Lyndon B. Johnson - Early Life
Lyndon Johnson was born August 27, 1908, in a small dogtrot house on the land that belonged to his grandfather. he was driven by childhood demons, the humiliation and insecurity suffered when his father lost the family ranch in Texas.
He was the first of five children of Rebekah Baines and Sam E. Johnson, Jr. An open central passage, or "dogtrot," separated the two main rooms of the one-story frame house. President and Mrs. Johnson constructed, on the site of the original birthplace, a guesthouse similar to the house in which he was born. Thus, the LBJ Birthplace has the distinction of being the only presidential birthplace replica constructed, furnished, and interpreted by an incumbent chief executive.
The home is a five-room, Texas dogtrot house, typical of the late 19th century with stone foundation, frame construction, board-and-batten siding, and a wood-shingle roof. An open central hallway runs between two large rooms on the east and west sides. In the outer wall of each room is a stone fireplace with wooden mantel. A partially enclosed wooden porch extends across the front of the building with a nursery room extending out from the porch. An ell to the rear of the western room contains a dining room, an old kitchen, and a modern kitchen. To the east of the dining room are a back porch, a shed room, and a modern bath. Johnson family items and period pieces furnish the home.
Sam E. Johnson, Jr. moved his family to Johnson City in 1913, when Lyndon was five years old. The Johnsons purchased a handsome, one-story home the following year. The house consisted of the original five-room house built in 1901, plus a west wing addition with two more bedrooms and a “tubroom,” containing a tub and possibly a washstand. The house also had two L-shaped porches on the front, a screened porch in the back, and another open porch behind the west wing. Many people in Johnson City thought this was one of the nicest houses in town. Lyndon Johnson grew up in this house until he went away to college.
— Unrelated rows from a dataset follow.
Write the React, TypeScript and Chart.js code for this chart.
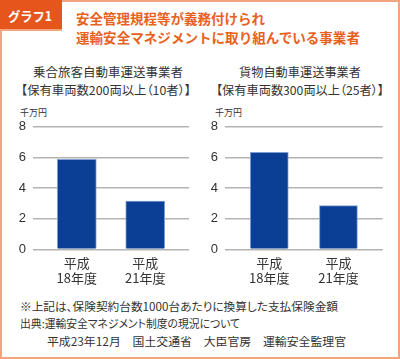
import React, { useEffect, useLayoutEffect, useRef } from "react";
import { Chart, registerables } from "chart.js";

Chart.register(...registerables);

// ---- data ----
const categories: string[][] = [["平成", "18年度"], ["平成", "21年度"]];
const passengerValues = [5.87, 3.15];
const freightValues = [6.33, 2.85];
const yTickValues = [0, 2, 4, 6, 8];

const headerLabel = "グラフ1";
const headerTitle = ["安全管理規程等が義務付けられ", "運輸安全マネジメントに取り組んでいる事業者"];
const passengerTitle = ["乗合旅客自動車運送事業者", "【保有車両数200両以上（10者）】"];
const freightTitle = ["貨物自動車運送事業者", "【保有車両数300両以上（25者）】"];
const unitLabel = "千万円";
const footnotes = [
  "※上記は、保険契約台数1000台あたりに換算した支払保険金額",
  "出典:運輸安全マネジメント制度の現況について",
  "平成23年12月　国土交通省　大臣官房　運輸安全監理官",
];

const ORANGE = "#e8611f";
const FRAME = "#f4a47c";
const BAR = "#0b3f95";
const TEXT = "#333333";
const CJK = '"Noto Sans CJK JP", "Noto Sans", sans-serif';
const NUM = '"Liberation Sans", Arial, sans-serif';

type PanelProps = {
  values: number[];
  left: number;
  top: number;
  width: number;
  height: number;
  yWidth: number;
  padTop: number;
  padRight: number;
  xHeight: number;
  tickPad: number;
  barThickness: number;
};

function Panel(p: PanelProps) {
  const ref = useRef<HTMLCanvasElement | null>(null);
  useEffect(() => {
    if (!ref.current) return;
    const chart = new Chart(ref.current, {
      type: "bar",
      data: {
        datasets: [
          {
            data: p.values.map((v, i) => ({ x: i, y: v })),
            backgroundColor: BAR,
            borderColor: "#7f9fd4",
            borderWidth: 1,
            barThickness: p.barThickness,
          },
        ],
      },
      options: {
        responsive: false,
        animation: false,
        devicePixelRatio: 1,
        layout: { padding: { top: p.padTop, right: p.padRight, left: 0, bottom: 0 } },
        plugins: { legend: { display: false }, tooltip: { enabled: false }, title: { display: false } },
        scales: {
          x: {
            type: "linear",
            min: -0.64,
            max: 1.64,
            offset: false,
            grid: { display: false, drawTicks: false, offset: false },
            border: { display: false },
            afterBuildTicks: (s: any) => {
              s.ticks = categories.map((_, i) => ({ value: i }));
            },
            afterFit: (s: any) => {
              s.height = p.xHeight;
            },
            ticks: {
              padding: 6,
              autoSkip: false,
              maxRotation: 0,
              color: TEXT,
              font: { family: CJK, size: 13, lineHeight: 1.15 },
              callback: (v: any) => categories[Number(v)] ?? "",
            },
          },
          y: {
            min: 0,
            max: 8,
            afterBuildTicks: (s: any) => {
              s.ticks = yTickValues.map((v) => ({ value: v }));
            },
            afterFit: (s: any) => {
              s.width = p.yWidth;
            },
            grid: { color: "#b3b3b3", lineWidth: 1.5, drawTicks: false },
            border: { display: false },
            ticks: {
              padding: p.tickPad,
              color: TEXT,
              font: { family: NUM, size: 13 },
            },
          },
        },
      },
    });
    return () => chart.destroy();
  }, []);
  return (
    <canvas
      ref={ref}
      width={p.width}
      height={p.height}
      style={{ position: "absolute", left: p.left, top: p.top, width: p.width, height: p.height }}
    />
  );
}

// Text line fitted horizontally to a target span [x, x + w]
function FitLine(props: {
  text: string;
  x: number;
  w: number;
  cy: number;
  size: number;
  color?: string;
  bold?: boolean;
  palt?: boolean;
}) {
  const ref = useRef<HTMLDivElement | null>(null);
  useLayoutEffect(() => {
    const el = ref.current;
    if (!el) return;
    const apply = () => {
      el.style.transform = "none";
      const actual = el.getBoundingClientRect().width;
      if (actual > 0) el.style.transform = `scaleX(${props.w / actual})`;
    };
    apply();
    if ((document as any).fonts && (document as any).fonts.ready) {
      (document as any).fonts.ready.then(apply);
    }
  }, []);
  const lh = Math.round(props.size * 1.4);
  return (
    <div
      ref={ref}
      style={{
        position: "absolute",
        left: props.x,
        top: props.cy - lh / 2,
        lineHeight: lh + "px",
        fontSize: props.size,
        fontFamily: CJK,
        color: props.color ?? TEXT,
        fontWeight: props.bold ? 700 : 400,
        whiteSpace: "nowrap",
        transformOrigin: "0 50%",
        fontFeatureSettings: props.palt ? '"palt"' : "normal",
      }}
    >
      {props.text}
    </div>
  );
}

export default function App() {
  useEffect(() => {
    document.body.style.margin = "0";
  }, []);
  return (
    <div style={{ position: "relative", width: 400, height: 359, background: "#fff", overflow: "hidden" }}>
      <div
        style={{
          position: "absolute",
          left: 0,
          top: 0,
          width: 400,
          height: 359,
          boxSizing: "border-box",
          border: `2px solid ${FRAME}`,
        }}
      />
      <div
        style={{
          position: "absolute",
          left: 0,
          top: 0,
          width: 62,
          height: 29,
          background: "#e6561c",
          borderBottom: `2px solid ${FRAME}`,
        }}
      />
      <FitLine text={headerLabel} x={8} w={44} cy={15.5} size={13} color="#ffffff" bold />
      <FitLine text={headerTitle[0]} x={76} w={189} cy={18.5} size={13.4} color={ORANGE} bold />
      <FitLine text={headerTitle[1]} x={76} w={284} cy={37} size={13.4} color={ORANGE} bold />

      <FitLine text={passengerTitle[0]} x={33} w={150} cy={72} size={12.5} />
      <FitLine text={passengerTitle[1]} x={21} w={170} cy={90} size={12.3} palt />
      <FitLine text={freightTitle[0]} x={239} w={122} cy={72} size={12.5} />
      <FitLine text={freightTitle[1]} x={216} w={168} cy={90} size={12.3} palt />

      <FitLine text={unitLabel} x={20} w={27} cy={112} size={9} />
      <FitLine text={unitLabel} x={215} w={27} cy={112} size={9} />

      <Panel
        values={passengerValues}
        left={0}
        top={110}
        width={200}
        height={180}
        yWidth={33}
        padTop={16.7}
        padRight={11}
        xHeight={40.7}
        tickPad={7}
        barThickness={39}
      />
      <Panel
        values={freightValues}
        left={200}
        top={110}
        width={200}
        height={180}
        yWidth={25}
        padTop={16.7}
        padRight={17.3}
        xHeight={40.7}
        tickPad={7}
        barThickness={38}
      />

      <FitLine text={footnotes[0]} x={20} w={318} cy={306} size={11.5} palt />
      <FitLine text={footnotes[1]} x={20} w={220} cy={323} size={11.5} palt />
      <FitLine text={footnotes[2]} x={47} w={299} cy={341} size={11.5} />
    </div>
  );
}
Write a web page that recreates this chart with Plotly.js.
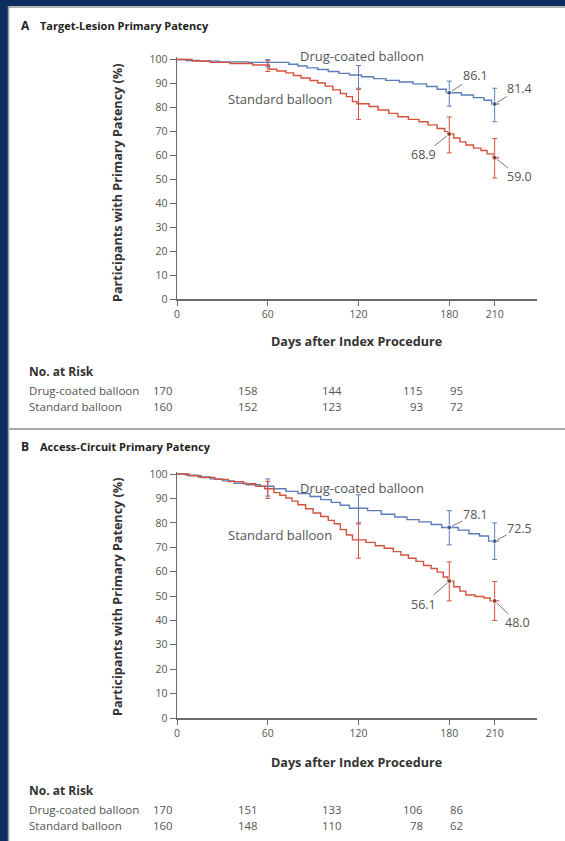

It was his home from the age of five until he married at the age of 26, except for two years between 1920 and 1922 when the family returned to their farm.
Lyndon Johnson attended public schools in Johnson City, graduated from the Southwest Texas Teachers College at San Marcos (now known as Texas State University–San Marcos) and taught school to Mexican American children before he came to Washington as secretary to Representative Richard M. Kleberg (D-Texas). Energetic and ambitious, he rose to attention by winning election as Speaker of the "Little Congress," a congressional staff club.
In 1934, Johnson married Claudia “Lady Bird” Alta Taylor. By this time, he had already embarked on his political career. In 1931, he went to Washington, DC as secretary to Democratic Congressman Richard Kleberg and by 1935, was a successful administrator for the National Youth Administration in Texas. Johnson was appointed Texas director of the National Youth Administration – a New Deal agency designed to help young people get educations and jobs.
When Joseph Buchanan, his local congressman, died unexpectedly in 1937, Johnson jumped into the race. He returned to the front porch of his boyhood home to make his first political campaign speech in 1937, and won the special election to succeed him. He became a master of the legislative process and attracted the attention of powerful House Speaker Sam Rayburn, another Texan, and President Franklin D. Roosevelt. In the House he aligned himself with the legendary Texas Representative Sam Rayburn and with President Franklin D. Roosevelt's New Deal. Reelected five times, Johnson served in the House until 1948.
When the United States entered World War II, Johnson became the first member of Congress to enlist in the armed services, becoming a lieutenant commander in the Navy. His military service abruptly ended, however, when President Roosevelt ordered that members of Congress choose between serving in uniform or in Congress. Johnson resigned his active commission and returned to Capitol Hill. In 1941 he made an unsuccessful bid for the Democratic nomination for the Senate. In 1948, he won a Senate seat in a hotly-contested race by a margin of 87 votes.